━━━ PROVIDED ENTRIES ━━━

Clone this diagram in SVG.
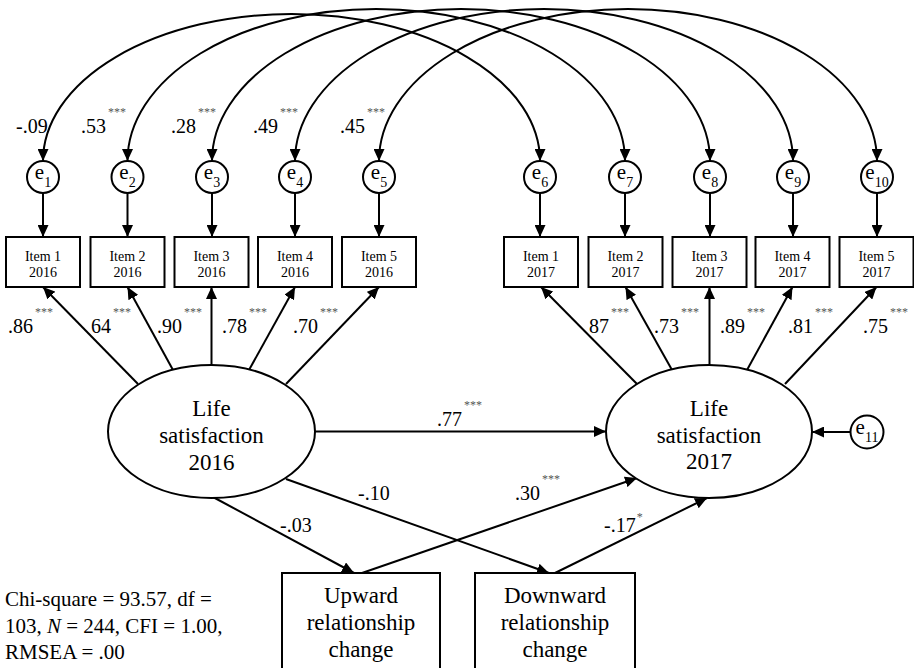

━━━
━━━ PROVIDED ENTRIES ━━━

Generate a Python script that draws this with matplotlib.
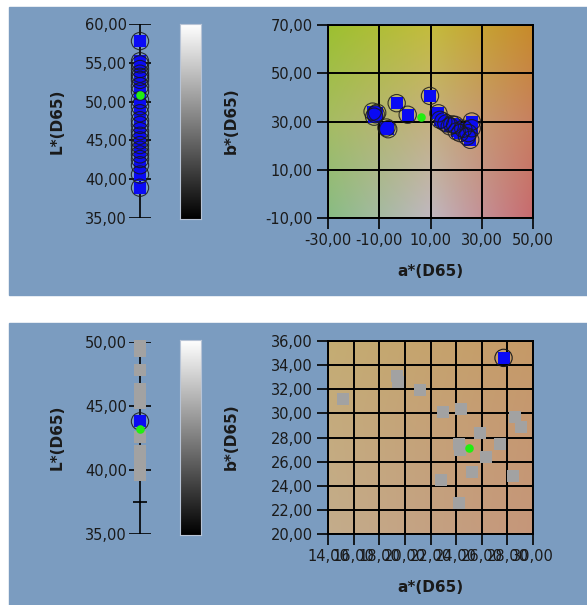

━━━
━━━ PROVIDED ENTRIES ━━━

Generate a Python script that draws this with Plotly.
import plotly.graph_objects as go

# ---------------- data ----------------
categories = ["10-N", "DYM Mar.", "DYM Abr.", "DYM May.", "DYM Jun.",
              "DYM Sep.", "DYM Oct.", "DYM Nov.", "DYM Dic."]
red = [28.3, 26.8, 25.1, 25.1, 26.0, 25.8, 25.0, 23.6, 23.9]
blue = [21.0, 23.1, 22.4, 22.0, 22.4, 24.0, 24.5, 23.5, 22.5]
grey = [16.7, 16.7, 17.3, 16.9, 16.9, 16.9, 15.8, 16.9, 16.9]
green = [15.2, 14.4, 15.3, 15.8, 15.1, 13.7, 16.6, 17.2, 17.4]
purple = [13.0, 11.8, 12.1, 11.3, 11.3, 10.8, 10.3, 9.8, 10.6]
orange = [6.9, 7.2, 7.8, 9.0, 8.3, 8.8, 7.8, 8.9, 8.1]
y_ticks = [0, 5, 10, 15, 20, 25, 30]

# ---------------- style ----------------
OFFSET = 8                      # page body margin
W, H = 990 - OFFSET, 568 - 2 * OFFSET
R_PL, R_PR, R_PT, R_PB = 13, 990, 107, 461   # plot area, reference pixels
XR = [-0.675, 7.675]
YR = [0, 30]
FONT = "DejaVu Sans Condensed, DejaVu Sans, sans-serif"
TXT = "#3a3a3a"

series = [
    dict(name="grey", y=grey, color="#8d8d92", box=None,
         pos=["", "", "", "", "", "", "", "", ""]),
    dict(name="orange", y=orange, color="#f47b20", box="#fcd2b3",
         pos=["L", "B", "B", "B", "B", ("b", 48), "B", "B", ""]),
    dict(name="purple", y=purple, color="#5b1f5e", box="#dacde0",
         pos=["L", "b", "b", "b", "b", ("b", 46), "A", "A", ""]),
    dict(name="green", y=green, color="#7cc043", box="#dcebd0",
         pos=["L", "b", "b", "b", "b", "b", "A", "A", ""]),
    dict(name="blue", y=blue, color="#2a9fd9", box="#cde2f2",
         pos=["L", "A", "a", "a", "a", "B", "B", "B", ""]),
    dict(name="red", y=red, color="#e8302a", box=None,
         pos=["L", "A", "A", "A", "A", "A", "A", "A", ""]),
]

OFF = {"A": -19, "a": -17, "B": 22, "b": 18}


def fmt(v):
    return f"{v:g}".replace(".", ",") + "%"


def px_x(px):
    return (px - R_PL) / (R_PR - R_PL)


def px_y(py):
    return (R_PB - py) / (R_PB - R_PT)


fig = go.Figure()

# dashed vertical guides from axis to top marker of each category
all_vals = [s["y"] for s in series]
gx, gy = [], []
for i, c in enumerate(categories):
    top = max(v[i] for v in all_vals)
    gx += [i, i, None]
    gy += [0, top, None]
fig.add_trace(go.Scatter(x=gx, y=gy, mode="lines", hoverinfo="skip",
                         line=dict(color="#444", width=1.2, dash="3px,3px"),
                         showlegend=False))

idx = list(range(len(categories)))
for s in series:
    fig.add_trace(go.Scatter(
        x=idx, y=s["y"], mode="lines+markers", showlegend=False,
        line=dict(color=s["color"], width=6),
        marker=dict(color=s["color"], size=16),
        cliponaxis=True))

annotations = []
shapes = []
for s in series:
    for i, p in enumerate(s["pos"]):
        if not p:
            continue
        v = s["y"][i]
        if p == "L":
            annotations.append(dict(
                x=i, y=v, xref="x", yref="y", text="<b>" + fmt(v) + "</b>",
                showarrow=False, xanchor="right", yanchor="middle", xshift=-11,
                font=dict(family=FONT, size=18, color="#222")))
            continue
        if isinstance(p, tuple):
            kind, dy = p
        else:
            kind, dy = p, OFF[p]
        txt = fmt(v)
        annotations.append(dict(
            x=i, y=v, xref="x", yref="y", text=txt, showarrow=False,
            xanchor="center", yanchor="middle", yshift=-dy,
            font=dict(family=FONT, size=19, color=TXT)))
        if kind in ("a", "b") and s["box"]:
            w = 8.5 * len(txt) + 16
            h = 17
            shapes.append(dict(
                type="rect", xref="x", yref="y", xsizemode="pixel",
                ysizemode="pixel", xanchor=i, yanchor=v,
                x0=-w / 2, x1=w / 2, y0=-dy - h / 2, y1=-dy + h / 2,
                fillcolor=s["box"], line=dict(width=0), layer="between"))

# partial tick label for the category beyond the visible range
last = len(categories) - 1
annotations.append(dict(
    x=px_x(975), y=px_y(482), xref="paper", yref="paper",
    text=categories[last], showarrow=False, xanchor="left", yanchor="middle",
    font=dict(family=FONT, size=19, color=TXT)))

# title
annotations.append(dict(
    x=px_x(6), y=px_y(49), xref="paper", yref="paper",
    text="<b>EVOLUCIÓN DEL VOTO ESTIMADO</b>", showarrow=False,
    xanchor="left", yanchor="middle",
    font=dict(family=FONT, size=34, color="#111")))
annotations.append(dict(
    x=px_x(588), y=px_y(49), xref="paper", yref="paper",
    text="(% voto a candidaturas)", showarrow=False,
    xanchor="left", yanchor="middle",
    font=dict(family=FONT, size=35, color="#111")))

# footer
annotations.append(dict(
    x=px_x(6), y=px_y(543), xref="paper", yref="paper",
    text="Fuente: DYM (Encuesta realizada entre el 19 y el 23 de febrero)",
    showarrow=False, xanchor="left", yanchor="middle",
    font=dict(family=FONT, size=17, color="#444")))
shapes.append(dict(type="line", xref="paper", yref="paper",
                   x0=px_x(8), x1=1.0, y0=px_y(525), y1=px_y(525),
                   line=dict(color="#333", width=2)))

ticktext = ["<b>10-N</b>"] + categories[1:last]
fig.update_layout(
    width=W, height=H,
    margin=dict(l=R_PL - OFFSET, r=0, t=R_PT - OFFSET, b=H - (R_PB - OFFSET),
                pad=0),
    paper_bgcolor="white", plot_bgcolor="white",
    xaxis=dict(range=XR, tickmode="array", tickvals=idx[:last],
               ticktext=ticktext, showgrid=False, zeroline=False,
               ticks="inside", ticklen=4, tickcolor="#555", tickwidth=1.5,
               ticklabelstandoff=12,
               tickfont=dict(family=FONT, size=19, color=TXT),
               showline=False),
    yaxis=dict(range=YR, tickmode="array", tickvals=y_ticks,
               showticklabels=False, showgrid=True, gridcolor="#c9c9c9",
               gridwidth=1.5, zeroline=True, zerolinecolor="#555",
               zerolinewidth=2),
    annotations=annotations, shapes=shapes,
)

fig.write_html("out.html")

━━━

### WHAT IS NEEDED:
Which lines contain "this"? Show each of them.

### PROBLEM SOLUTION:
Clone this diagram in SVG.
Generate a Python script that draws this with matplotlib.
Generate a Python script that draws this with Plotly.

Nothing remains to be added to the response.